Start

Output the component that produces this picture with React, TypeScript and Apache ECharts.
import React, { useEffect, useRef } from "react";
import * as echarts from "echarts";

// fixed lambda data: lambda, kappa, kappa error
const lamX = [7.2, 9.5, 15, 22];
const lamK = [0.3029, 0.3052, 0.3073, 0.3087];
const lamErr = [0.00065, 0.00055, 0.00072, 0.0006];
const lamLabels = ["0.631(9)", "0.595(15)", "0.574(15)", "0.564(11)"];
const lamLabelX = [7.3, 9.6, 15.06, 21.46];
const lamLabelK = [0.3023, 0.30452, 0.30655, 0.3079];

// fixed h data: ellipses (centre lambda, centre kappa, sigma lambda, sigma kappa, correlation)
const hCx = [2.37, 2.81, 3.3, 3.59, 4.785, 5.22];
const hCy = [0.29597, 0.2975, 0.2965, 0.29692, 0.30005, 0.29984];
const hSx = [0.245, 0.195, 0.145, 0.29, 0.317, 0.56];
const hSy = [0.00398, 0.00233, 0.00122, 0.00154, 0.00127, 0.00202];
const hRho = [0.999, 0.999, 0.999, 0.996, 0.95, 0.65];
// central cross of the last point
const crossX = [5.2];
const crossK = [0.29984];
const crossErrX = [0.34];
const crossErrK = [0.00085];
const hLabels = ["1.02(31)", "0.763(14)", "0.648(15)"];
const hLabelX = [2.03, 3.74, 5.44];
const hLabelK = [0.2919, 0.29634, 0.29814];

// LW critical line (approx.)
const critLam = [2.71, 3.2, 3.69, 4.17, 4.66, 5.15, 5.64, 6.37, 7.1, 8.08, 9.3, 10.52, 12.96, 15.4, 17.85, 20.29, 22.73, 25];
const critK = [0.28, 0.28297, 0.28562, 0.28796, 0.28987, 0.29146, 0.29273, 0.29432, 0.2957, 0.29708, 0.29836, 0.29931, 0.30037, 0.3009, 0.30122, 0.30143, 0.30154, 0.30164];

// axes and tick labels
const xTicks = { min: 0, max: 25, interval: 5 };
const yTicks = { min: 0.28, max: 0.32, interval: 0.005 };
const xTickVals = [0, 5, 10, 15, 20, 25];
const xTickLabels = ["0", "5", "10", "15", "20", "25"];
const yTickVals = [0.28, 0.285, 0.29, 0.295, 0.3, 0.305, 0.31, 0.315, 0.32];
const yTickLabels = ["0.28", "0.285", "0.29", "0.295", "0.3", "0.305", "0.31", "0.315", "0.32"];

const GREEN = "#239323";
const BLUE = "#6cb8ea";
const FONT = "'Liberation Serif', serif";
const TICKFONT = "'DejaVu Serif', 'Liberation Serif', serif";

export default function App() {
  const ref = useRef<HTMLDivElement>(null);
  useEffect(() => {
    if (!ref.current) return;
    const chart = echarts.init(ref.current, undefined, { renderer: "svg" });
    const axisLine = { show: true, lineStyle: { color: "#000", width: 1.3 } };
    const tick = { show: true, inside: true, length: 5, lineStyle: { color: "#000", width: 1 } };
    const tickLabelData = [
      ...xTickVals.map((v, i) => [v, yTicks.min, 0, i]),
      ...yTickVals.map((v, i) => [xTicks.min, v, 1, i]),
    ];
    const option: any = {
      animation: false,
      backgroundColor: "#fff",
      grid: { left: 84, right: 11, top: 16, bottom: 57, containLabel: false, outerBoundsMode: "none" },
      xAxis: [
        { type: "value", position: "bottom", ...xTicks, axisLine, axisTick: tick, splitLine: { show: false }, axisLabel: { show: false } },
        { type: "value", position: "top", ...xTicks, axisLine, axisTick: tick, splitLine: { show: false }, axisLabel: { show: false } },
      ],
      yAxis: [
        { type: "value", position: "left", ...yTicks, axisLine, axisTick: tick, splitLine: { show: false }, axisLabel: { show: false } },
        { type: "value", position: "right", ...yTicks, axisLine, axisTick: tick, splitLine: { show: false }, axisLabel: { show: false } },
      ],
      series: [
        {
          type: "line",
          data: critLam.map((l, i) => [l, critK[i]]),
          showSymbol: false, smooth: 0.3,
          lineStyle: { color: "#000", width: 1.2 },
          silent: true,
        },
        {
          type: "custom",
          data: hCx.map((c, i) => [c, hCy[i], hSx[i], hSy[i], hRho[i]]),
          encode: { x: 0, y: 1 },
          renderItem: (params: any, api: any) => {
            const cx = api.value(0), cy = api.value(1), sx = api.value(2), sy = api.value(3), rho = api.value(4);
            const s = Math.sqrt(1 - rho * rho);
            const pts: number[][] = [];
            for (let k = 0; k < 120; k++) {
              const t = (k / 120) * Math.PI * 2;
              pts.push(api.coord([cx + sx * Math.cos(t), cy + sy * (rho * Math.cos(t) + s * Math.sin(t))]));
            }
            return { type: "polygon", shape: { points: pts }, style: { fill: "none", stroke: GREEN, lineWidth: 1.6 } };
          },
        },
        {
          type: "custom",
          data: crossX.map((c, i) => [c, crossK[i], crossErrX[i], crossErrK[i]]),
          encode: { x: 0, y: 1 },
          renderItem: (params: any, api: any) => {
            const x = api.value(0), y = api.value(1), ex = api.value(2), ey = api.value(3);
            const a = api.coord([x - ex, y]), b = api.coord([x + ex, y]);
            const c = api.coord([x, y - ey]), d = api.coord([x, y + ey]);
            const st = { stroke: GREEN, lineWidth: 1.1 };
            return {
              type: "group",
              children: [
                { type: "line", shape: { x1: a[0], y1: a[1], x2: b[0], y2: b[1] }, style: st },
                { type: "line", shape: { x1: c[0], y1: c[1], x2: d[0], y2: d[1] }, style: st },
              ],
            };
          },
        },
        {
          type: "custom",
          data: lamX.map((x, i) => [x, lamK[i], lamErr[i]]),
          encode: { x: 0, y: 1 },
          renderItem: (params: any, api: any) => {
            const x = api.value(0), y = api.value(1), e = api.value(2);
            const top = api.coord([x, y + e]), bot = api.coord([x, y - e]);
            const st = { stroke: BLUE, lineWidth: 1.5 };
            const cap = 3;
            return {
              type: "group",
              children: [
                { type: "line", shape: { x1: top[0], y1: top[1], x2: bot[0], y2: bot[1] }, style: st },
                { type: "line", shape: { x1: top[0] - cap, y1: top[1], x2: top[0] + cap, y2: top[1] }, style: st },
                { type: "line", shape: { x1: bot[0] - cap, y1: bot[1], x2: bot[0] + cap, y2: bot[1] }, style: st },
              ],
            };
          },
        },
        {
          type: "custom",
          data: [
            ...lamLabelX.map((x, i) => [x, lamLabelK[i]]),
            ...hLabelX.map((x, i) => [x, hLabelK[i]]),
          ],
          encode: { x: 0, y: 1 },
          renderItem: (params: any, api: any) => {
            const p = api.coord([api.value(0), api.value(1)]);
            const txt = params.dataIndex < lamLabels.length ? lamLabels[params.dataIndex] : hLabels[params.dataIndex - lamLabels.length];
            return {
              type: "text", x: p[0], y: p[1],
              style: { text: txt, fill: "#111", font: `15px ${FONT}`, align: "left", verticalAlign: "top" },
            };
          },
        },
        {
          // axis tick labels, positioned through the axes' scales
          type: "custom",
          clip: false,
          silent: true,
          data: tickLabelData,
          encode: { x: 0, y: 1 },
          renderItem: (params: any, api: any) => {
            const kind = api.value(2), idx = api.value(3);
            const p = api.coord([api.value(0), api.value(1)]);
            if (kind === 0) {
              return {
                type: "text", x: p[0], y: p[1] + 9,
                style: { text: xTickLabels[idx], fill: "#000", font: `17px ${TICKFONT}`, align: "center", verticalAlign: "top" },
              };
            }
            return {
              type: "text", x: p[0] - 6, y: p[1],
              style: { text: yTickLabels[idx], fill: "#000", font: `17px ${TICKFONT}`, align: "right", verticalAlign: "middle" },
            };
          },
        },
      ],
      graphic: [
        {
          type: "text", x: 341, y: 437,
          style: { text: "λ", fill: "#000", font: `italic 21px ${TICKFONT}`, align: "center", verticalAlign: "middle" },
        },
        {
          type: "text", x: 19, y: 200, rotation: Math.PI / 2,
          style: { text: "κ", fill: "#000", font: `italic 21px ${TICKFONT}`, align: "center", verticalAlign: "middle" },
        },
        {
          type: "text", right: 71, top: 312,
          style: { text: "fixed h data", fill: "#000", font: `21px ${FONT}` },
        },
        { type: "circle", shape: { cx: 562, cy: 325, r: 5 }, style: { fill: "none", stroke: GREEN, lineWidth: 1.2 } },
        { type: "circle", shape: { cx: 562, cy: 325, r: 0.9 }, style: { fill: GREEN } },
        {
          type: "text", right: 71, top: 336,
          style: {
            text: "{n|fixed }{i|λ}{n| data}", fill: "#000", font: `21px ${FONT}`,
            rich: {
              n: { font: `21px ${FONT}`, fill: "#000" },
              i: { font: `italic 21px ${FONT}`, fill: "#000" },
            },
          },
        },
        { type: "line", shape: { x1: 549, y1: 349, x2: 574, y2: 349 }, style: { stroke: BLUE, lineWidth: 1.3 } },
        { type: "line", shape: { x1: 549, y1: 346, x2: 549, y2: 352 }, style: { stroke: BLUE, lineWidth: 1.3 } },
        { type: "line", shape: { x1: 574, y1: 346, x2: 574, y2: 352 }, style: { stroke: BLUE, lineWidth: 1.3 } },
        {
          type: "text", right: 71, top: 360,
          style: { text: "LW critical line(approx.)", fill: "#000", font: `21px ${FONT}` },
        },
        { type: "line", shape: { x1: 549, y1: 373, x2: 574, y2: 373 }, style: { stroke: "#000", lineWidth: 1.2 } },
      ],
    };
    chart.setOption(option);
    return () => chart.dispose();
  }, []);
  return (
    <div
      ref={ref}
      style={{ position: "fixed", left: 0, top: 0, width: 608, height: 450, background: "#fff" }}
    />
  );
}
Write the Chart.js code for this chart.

End

Repeat exactly, please, each line from the beginning of the data through the line with "import * as" in it, and only those lines.

» **Final result**
Output the component that produces this picture with React, TypeScript and Apache ECharts.
import React, { useEffect, useRef } from "react";
import * as echarts from "echarts";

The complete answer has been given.